Veja exemplo de um processo julgado na sessão virtual de 28/9 a 4/10/18. O acompanhamento processual informa que o julgamento se deu por unanimidade, mas não informa qual ministro efetivamente participou.
O parágrafo 3º, do mesmo art. 2º da resolução, estabelece que nos julgamentos ocorridos virtualmente, a ementa, o relatório e o voto somente se tornam públicos depois de concluído o julgamento. Até lá, partes, interessados e sociedade como um todo, ficam no escuro. E, como se poder ver, no exemplo utilizado acima a divulgação ainda não foi feita.
Levantamento feito por Migalhas já mostrou que apenas 21% das análises de repercussão geral contam com a participação de todos os ministros. Isso demonstra que, na prática, os processos são julgados na maioria das vezes sem a participação efetiva de todos os membros da Corte.
Repercussão geral
No caso de reconhecimento de repercussão geral, a deliberação funciona da seguinte forma: após o ministro relator afetar um recurso representativo da controvérsia, com manifestação a favor ou contra o apanágio da repercussão geral, os demais colegas têm 20 dias para votar.
A possibilidade de voto é "sim" ou "não". E, neste caso, diferentemente do que ocorre no julgamento virtual de agravos e embargos, a manifestação do relator e os votos que vão sendo computados no sistema ficam públicos e acessíveis no site do STF.
Veja abaixo o exemplo de um RE que está sob análise no momento:
De acordo com a CF (art. 102), para o não reconhecimento da repercussão gera é necessária manifestação expressa de pelo menos oito ministros.
Neste contexto, o voto de cada um dos integrantes da Corte assume caráter imprescindível, visto que a "omissão", no caso, é computada como "sim", o que faz com que o silêncio, por vezes, culmine com o reconhecimento de repercussão geral, mesmo quando há boa parte dos ministros se manifestando negativamente.

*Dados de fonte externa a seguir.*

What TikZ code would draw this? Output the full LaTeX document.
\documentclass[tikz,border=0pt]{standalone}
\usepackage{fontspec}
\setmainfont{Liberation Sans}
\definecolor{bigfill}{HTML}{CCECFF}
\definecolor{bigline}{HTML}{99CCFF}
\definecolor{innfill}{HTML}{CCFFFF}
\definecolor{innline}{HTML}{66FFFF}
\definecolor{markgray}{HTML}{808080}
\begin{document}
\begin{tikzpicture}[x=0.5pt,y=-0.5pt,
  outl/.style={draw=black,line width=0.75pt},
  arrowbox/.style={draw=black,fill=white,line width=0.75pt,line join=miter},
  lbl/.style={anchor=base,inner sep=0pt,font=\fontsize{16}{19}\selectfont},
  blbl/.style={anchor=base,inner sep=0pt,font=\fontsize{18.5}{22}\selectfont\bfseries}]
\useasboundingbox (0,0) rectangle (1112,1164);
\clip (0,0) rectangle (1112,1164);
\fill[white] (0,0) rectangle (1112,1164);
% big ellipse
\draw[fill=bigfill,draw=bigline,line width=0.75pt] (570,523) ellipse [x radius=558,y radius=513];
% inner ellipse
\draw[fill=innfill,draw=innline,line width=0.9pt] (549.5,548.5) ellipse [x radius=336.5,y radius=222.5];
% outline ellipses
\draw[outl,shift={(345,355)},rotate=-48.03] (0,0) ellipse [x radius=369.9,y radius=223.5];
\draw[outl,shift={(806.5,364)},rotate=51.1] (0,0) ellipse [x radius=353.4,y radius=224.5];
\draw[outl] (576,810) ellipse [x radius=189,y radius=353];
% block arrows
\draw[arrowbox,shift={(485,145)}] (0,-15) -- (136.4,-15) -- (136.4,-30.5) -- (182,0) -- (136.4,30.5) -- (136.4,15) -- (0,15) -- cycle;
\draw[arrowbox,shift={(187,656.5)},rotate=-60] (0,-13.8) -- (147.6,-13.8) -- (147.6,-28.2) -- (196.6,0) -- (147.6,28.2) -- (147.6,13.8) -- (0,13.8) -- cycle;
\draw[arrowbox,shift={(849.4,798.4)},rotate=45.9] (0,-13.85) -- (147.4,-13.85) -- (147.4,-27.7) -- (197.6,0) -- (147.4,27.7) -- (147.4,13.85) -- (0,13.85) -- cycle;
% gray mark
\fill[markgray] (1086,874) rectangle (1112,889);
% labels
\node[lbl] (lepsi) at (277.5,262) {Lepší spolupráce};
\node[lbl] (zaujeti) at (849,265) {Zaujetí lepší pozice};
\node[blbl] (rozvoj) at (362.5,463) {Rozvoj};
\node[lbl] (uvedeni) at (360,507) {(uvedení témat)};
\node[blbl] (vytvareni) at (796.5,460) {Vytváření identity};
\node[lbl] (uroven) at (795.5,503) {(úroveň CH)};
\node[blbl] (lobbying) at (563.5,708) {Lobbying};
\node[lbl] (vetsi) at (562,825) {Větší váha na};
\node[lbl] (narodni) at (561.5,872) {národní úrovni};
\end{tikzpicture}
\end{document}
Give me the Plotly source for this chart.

Como vimos, no julgamento virtual de embargos e agravos o não-voto do ministro é computado como "acompanho o relator". No caso da repercussão geral, a omissão é computada como "sim".
Palavra do presidente
Em entrevista à TV Migalhas nesta quarta-feira, 3, Toffoli afirmou que, com a ampliação do plenário virtual, a intenção é que o voto proferido pelo plenário virtual seja também, assim como é o voto proferido no plenário físico, de acesso aos advogados.
Confira:
O que os ministros dizem
"Plenário virtual não é plenário: o sentido de colegiado é a troca de ideias, é nos completarmos mutuamente." A partir dessa premissa, o ministro Marco Aurélio sustentou em entrevista à TV Migalhas, em 2016, que o julgamento de listas no plenário virtual implica "retrocesso".
Já o ministro do STF Edson Fachin acredita que o julgamento de listas no plenário virtual garantirá maior celeridade, sem prejuízo à prestação jurisdicional.